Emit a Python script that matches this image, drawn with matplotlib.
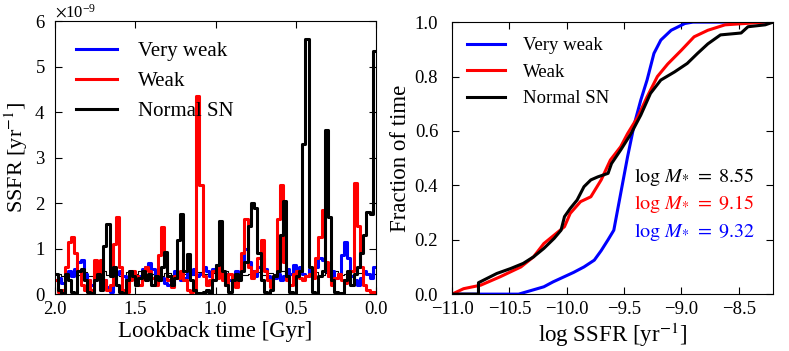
import numpy as np
import matplotlib
matplotlib.use("Agg")
import matplotlib.pyplot as plt
from matplotlib.ticker import ScalarFormatter

plt.rcParams['font.family'] = ['Liberation Serif', 'DejaVu Serif']
plt.rcParams['mathtext.fontset'] = 'stix'
plt.rcParams['xtick.direction'] = 'in'
plt.rcParams['ytick.direction'] = 'in'
plt.rcParams['xtick.top'] = True
plt.rcParams['ytick.right'] = True

# linkes Panel: SSFR in 1e-9 / yr, 20-Myr-Bins von 2.0 Gyr bis 0.0 Gyr
bin_width = 0.02
ssfr_very_weak = [0.3, 0.35, 0.25, 0.4, 0.5, 0.4, 0.55, 0.7, 0.75, 0.45,
                  0.3, 0.2, 0.35, 0.5, 0.4, 0.3, 0.15, 0.05, 0.3, 0.45,
                  0.5, 0.4, 0.3, 0.45, 0.35, 0.25, 0.4, 0.55, 0.6, 0.68,
                  0.55, 0.4, 0.3, 0.35, 0.25, 0.2, 0.3, 0.5, 0.45, 0.3,
                  0.35, 0.5, 0.45, 0.55, 0.4, 0.45, 0.6, 0.5, 0.4, 0.55,
                  0.65, 0.5, 0.35, 0.45, 0.3, 0.4, 0.5, 0.45, 0.6, 1.0,
                  0.7, 0.5, 0.4, 0.6, 0.8, 0.55, 0.4, 0.3, 0.35, 0.45,
                  0.3, 0.4, 0.55, 0.45, 0.65, 0.5, 0.6, 0.45, 0.4, 0.55,
                  0.5, 0.6, 0.8, 0.75, 0.5, 0.4, 0.5, 0.35, 0.45, 0.85,
                  1.15, 0.8, 0.4, 0.3, 0.2, 0.35, 0.5, 0.45, 0.35, 0.6]
ssfr_weak = [0.3, 0.05, 0.1, 0.6, 1.15, 1.25, 0.9, 0.5, 0.2, 0.1,
             0.3, 0.1, 0.75, 0.45, 0.75, 0.3, 0.1, 0.2, 1.1, 1.7,
             0.6, 0.1, 0.05, 0.3, 0.5, 0.4, 0.2, 0.35, 0.6, 0.5,
             0.35, 0.2, 0.85, 1.48, 0.7, 0.3, 0.15, 0.4, 0.35, 0.5,
             0.3, 0.1, 0.05, 0.1, 4.35, 2.4, 0.4, 0.2, 0.3, 0.5,
             0.35, 0.6, 0.3, 0.2, 0.45, 0.3, 0.15, 0.4, 0.9, 1.65,
             0.6, 0.35, 0.5, 0.8, 1.2, 0.5, 0.3, 0.15, 0.4, 1.65,
             2.4, 0.7, 0.3, 0.2, 0.45, 0.5, 0.35, 0.3, 0.4, 0.45,
             0.35, 0.8, 1.25, 1.85, 0.7, 0.4, 0.2, 0.35, 0.45, 0.3,
             0.25, 0.4, 0.5, 2.45, 1.5, 0.6, 0.2, 0.1, 0.05, 0.05]
ssfr_normal = [0.45, 0.1, 0.02, 0.45, 0.3, 0.05, 0.02, 0.5, 0.55, 0.3,
               0.05, 0.02, 0.3, 0.45, 0.1, 1.05, 1.55, 0.4, 0.6, 0.2,
               0.05, 0.02, 0.3, 0.5, 0.4, 0.2, 0.35, 0.5, 0.3, 0.45,
               0.2, 0.4, 0.3, 0.6, 0.92, 0.4, 0.2, 0.35, 1.2, 1.75,
               0.5, 0.88, 0.3, 0.1, 0.02, 0.02, 0.05, 0.1, 0.02, 0.3,
               0.65, 1.6, 0.5, 0.2, 0.05, 0.3, 0.45, 0.3, 0.5, 0.7,
               1.5, 2.0, 1.9, 0.9, 0.3, 0.05, 0.02, 0.1, 0.4, 0.5,
               1.3, 2.05, 0.4, 0.05, 0.02, 0.4, 0.5, 3.3, 5.6, 0.6,
               0.05, 0.02, 0.4, 0.5, 3.6, 1.7, 0.3, 0.05, 0.02, 0.02,
               0.3, 0.5, 0.2, 0.45, 0.6, 0.9, 1.3, 1.8, 1.75, 5.35]
# duenne schwarze Linie (40-Myr-Bins)
thin_width = 0.04
ssfr_normal_thin = [0.45, 0.4, 0.5, 0.42, 0.48, 0.4, 0.45, 0.5, 0.42, 0.46,
                    0.4, 0.48, 0.44, 0.5, 0.42, 0.45, 0.4, 0.47, 0.43, 0.5,
                    0.45, 0.41, 0.48, 0.44, 0.46, 0.4, 0.5, 0.43, 0.47, 0.42,
                    0.45, 0.49, 0.41, 0.46, 0.44, 0.5, 0.42, 0.47, 0.45, 0.4,
                    0.48, 0.43, 0.46, 0.5, 0.42, 0.45, 0.41, 0.47, 0.44, 0.45]

# rechtes Panel: kumulative Verteilung (log SSFR, Anteil)
cdf_vw_x = [-11.0, -10.42, -10.2, -10.12, -9.94, -9.85, -9.76, -9.7, -9.64, -9.59,
            -9.53, -9.47, -9.41, -9.355, -9.30, -9.24, -9.18, -9.09, -8.97, -8.9, -8.2]
cdf_vw_y = [0.0, 0.0, 0.027, 0.045, 0.08, 0.10, 0.125, 0.16, 0.2, 0.235,
            0.37, 0.505, 0.627, 0.713, 0.787, 0.885, 0.934, 0.97, 0.995, 1.0, 1.0]
cdf_w_x = [-11.0, -10.9, -10.75, -10.58, -10.4, -10.29, -10.2, -10.11, -10.02, -9.97,
           -9.88, -9.79, -9.7, -9.62, -9.53, -9.47, -9.38, -9.3, -9.21, -9.12,
           -9.0, -8.89, -8.77, -8.62, -8.27, -8.2]
cdf_w_y = [0.0, 0.02, 0.033, 0.064, 0.1, 0.137, 0.186, 0.217, 0.248, 0.297,
           0.34, 0.358, 0.42, 0.493, 0.542, 0.59, 0.652, 0.725, 0.8, 0.846,
           0.897, 0.946, 0.97, 0.99, 1.0, 1.0]
cdf_n_x = [-11.0, -10.77, -10.77, -10.61, -10.49, -10.38, -10.29, -10.2, -10.11, -10.05,
           -10.02, -9.97, -9.91, -9.85, -9.79, -9.73, -9.64, -9.61, -9.53, -9.44,
           -9.355, -9.27, -9.18, -9.06, -8.95, -8.86, -8.77, -8.66, -8.48, -8.42,
           -8.27, -8.2]
cdf_n_y = [0.0, 0.0, 0.042, 0.076, 0.094, 0.113, 0.137, 0.168, 0.205, 0.235,
           0.285, 0.315, 0.346, 0.395, 0.42, 0.431, 0.444, 0.48, 0.53, 0.59,
           0.658, 0.738, 0.787, 0.817, 0.848, 0.885, 0.92, 0.953, 0.96, 0.983,
           0.99, 1.0]

labels = ["Very weak", "Weak", "Normal SN"]
colors = ["blue", "red", "black"]
masses = [9.32, 9.15, 8.55]

fig = plt.figure(figsize=(7.89, 3.51), dpi=100)
ax1 = fig.add_axes([0.0697, 0.162, 0.407, 0.778])
ax2 = fig.add_axes([0.573, 0.162, 0.407, 0.775])

def step_series(vals, width):
    vals = np.array(vals) * 1e-9
    t = 2.0 - width * np.arange(len(vals) + 1)
    return t, np.append(vals, vals[-1])

t, y = step_series(ssfr_normal_thin, thin_width)
ax1.plot(t, y, color="black", lw=0.8, drawstyle="steps-post")
for vals, lab, col in zip([ssfr_very_weak, ssfr_weak, ssfr_normal], labels, colors):
    t, y = step_series(vals, bin_width)
    ax1.plot(t, y, color=col, lw=2.2, drawstyle="steps-post", label=lab)

ax1.set_xlim(2.0, 0.0)
ax1.set_ylim(0, 6e-9)
fmt = ScalarFormatter(useMathText=True)
fmt.set_powerlimits((0, 0))
ax1.yaxis.set_major_formatter(fmt)
ax1.set_xticks([2.0, 1.5, 1.0, 0.5, 0.0])
ax1.set_xticklabels(["2.0", "1.5", "1.0", "0.5", "0.0"])
ax1.set_xlabel("Lookback time [Gyr]", fontsize=16.5, labelpad=2)
ax1.set_ylabel(r"SSFR [yr$^{-1}$]", fontsize=16, labelpad=3)
ax1.yaxis.get_offset_text().set_fontsize(12)
ax1.legend(loc="upper left", frameon=False, fontsize=15, handlelength=2.0,
           handletextpad=1.0, borderaxespad=0.6)

for xs, ys, lab, col in zip([cdf_vw_x, cdf_w_x, cdf_n_x], [cdf_vw_y, cdf_w_y, cdf_n_y], labels, colors):
    ax2.plot(xs, ys, color=col, lw=2.2, label=lab)

ax2.set_xlim(-11.0, -8.2)
ax2.set_ylim(0, 1.0)
ax2.set_xticks([-11.0, -10.5, -10.0, -9.5, -9.0, -8.5])
ax2.set_xticklabels(["\u221211.0", "\u221210.5", "\u221210.0", "\u22129.5", "\u22129.0", "\u22128.5"])
ax2.set_yticks([0.0, 0.2, 0.4, 0.6, 0.8, 1.0])
ax2.set_xlabel(r"log SSFR [yr$^{-1}$]", fontsize=16.5, labelpad=2)
ax2.set_ylabel("Fraction of time", fontsize=16.5, labelpad=3)
ax2.legend(loc="upper left", frameon=False, fontsize=13.5, handlelength=2.0,
           handletextpad=1.0, borderaxespad=0.4)

for ax in (ax1, ax2):
    ax.tick_params(labelsize=13.5, length=5)
    ax.tick_params(axis="x", pad=5)
ax1.tick_params(axis="y", pad=7)
ax2.tick_params(axis="y", pad=10)

for i, (m, col) in enumerate(zip(masses[::-1], colors[::-1])):
    ax2.text(-9.41, 0.43 - 0.1 * i, r"$\log\,M_{*}\ =\ %.2f$" % m, color=col,
             fontsize=14.5, va="center", ha="left")

fig.savefig("out.png", dpi=100)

● Aim of the task: Restate the material word for word from its first line through the line containing "plt.rcParams['ytick.right'] = True", both included; the pictures do not belong in it.

● Output for this exercise:
Emit a Python script that matches this image, drawn with matplotlib.
import numpy as np
import matplotlib
matplotlib.use("Agg")
import matplotlib.pyplot as plt
from matplotlib.ticker import ScalarFormatter

plt.rcParams['font.family'] = ['Liberation Serif', 'DejaVu Serif']
plt.rcParams['mathtext.fontset'] = 'stix'
plt.rcParams['xtick.direction'] = 'in'
plt.rcParams['ytick.direction'] = 'in'
plt.rcParams['xtick.top'] = True
plt.rcParams['ytick.right'] = True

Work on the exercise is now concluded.